The reason this would all be required is that Dropbox is not only worried about deduplication for storage - they're worried about it for bandwidth saving. When you upload a file to Dropbox that they've "seen", they give you instant upload credit for it and skip the entire process (which users enjoy for the speed and they enjoy for the pocketbook in bandwidth savings).

With an appropriate hash and a block ciper choice, yes, they could do this without creating a client-side duplicate/encrypted file. They could do it as they go (hash the entire file, start encrypting it into a short buffer, then start hashing the buffer) - but if they're not storing a duplicate/encrypted copy locally, they're going to have to re-encrypt it as they go (again) during the upload phase.

So that's: One hash for the key, one encrypt + rehash for the fingerprint, then one more re-encrypt for the upload.

... and then you would run into the other problem I mentioned - where you also have to download the remote database, decrypt it locally, add your new entry to it, then re-upload the encrypted version.
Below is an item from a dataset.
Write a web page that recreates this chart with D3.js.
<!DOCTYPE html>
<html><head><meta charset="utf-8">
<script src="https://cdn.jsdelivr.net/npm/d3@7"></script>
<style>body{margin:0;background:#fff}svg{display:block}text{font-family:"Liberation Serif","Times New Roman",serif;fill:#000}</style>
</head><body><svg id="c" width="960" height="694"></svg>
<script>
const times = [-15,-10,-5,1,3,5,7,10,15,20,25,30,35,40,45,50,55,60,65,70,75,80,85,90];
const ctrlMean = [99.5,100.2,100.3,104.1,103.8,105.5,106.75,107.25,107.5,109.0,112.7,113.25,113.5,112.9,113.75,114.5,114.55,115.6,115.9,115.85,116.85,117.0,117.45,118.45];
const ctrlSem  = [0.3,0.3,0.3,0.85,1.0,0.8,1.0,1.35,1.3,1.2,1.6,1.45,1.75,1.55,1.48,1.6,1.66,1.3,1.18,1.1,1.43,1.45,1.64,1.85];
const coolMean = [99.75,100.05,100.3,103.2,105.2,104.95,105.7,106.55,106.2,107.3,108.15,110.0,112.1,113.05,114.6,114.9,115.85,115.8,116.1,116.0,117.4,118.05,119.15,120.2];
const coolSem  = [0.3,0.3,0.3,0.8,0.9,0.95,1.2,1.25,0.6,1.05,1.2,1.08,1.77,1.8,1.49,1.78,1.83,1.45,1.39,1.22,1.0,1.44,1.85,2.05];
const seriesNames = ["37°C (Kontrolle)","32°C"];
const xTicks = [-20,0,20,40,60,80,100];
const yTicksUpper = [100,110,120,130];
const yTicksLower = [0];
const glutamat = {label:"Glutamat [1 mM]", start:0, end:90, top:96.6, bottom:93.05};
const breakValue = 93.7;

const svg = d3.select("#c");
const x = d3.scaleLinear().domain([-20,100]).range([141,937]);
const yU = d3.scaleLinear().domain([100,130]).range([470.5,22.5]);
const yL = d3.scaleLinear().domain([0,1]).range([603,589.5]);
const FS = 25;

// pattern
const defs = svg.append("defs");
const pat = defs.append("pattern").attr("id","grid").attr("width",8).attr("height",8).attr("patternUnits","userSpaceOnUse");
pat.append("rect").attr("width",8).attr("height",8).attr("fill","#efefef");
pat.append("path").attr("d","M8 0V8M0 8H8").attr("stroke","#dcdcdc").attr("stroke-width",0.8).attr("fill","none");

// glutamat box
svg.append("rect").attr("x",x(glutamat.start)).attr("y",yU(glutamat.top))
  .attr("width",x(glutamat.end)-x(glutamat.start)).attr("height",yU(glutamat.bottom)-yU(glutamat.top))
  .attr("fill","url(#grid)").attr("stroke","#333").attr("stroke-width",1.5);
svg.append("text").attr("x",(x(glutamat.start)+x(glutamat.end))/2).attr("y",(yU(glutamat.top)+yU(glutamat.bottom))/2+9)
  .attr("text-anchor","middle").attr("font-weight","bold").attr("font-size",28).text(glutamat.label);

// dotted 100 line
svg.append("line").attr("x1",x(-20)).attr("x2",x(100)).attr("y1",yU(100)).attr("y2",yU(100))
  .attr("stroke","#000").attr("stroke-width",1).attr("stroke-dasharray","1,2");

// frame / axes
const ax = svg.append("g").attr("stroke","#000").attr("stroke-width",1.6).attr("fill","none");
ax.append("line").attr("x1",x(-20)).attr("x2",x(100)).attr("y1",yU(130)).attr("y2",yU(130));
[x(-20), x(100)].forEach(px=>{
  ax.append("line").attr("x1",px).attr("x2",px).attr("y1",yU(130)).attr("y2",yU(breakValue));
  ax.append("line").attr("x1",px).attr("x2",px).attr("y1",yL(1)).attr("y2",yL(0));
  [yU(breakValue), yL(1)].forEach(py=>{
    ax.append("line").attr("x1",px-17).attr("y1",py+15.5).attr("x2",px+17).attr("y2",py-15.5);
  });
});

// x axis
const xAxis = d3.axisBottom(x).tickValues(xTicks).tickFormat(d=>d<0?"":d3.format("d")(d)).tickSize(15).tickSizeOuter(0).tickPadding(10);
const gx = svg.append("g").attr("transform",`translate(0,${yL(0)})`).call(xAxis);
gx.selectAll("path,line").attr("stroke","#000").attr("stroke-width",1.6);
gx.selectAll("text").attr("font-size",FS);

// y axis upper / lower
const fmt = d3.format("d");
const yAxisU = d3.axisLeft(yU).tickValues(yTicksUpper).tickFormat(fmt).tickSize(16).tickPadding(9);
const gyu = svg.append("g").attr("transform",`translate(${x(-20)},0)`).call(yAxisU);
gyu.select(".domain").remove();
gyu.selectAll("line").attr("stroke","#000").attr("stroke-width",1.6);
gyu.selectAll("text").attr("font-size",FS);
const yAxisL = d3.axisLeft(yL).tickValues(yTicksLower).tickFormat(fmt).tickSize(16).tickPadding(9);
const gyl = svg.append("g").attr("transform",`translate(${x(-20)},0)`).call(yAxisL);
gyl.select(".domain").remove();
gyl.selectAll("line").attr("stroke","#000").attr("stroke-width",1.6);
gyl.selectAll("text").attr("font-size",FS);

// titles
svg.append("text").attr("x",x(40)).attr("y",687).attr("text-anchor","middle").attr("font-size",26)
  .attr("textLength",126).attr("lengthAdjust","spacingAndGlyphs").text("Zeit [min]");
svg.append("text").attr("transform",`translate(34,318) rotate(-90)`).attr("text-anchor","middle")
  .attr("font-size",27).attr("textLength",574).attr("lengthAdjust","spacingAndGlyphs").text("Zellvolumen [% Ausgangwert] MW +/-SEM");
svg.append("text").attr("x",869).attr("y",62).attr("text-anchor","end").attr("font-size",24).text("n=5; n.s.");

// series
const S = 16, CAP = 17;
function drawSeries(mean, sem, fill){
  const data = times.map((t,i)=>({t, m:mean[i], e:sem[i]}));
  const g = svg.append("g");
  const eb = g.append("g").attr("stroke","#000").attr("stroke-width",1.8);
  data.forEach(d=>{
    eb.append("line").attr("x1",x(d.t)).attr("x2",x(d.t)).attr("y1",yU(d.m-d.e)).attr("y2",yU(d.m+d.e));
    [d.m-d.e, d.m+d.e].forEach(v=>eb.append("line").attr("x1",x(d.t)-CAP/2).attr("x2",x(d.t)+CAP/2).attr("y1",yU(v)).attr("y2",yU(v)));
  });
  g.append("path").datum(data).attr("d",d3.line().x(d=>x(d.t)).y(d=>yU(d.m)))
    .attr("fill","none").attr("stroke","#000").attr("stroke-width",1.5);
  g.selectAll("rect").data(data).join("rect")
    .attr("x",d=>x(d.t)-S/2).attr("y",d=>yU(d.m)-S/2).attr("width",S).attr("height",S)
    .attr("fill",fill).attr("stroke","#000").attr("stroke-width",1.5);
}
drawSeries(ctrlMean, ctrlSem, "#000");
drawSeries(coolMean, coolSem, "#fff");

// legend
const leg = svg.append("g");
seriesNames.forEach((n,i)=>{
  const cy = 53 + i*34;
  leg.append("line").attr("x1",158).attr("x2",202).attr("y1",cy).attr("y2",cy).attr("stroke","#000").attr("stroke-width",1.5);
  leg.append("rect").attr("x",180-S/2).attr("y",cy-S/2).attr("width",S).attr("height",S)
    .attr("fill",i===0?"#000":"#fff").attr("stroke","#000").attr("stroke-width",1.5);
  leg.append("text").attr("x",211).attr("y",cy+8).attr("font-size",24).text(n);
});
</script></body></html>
All from the web client.

Considering how quickly the upload starts - it's pretty obvious they're doing nothing even remotely like this.

(I understand that we know for a fact Dropbox has access to the files on their servers - I just wanted to expand on the proof that, based on how they were operating, that they couldn't possibly not have access. But then, I've been saying this all along.)


Alternatively they could make the web client only semi-secure in that the server has access to your files until you log out.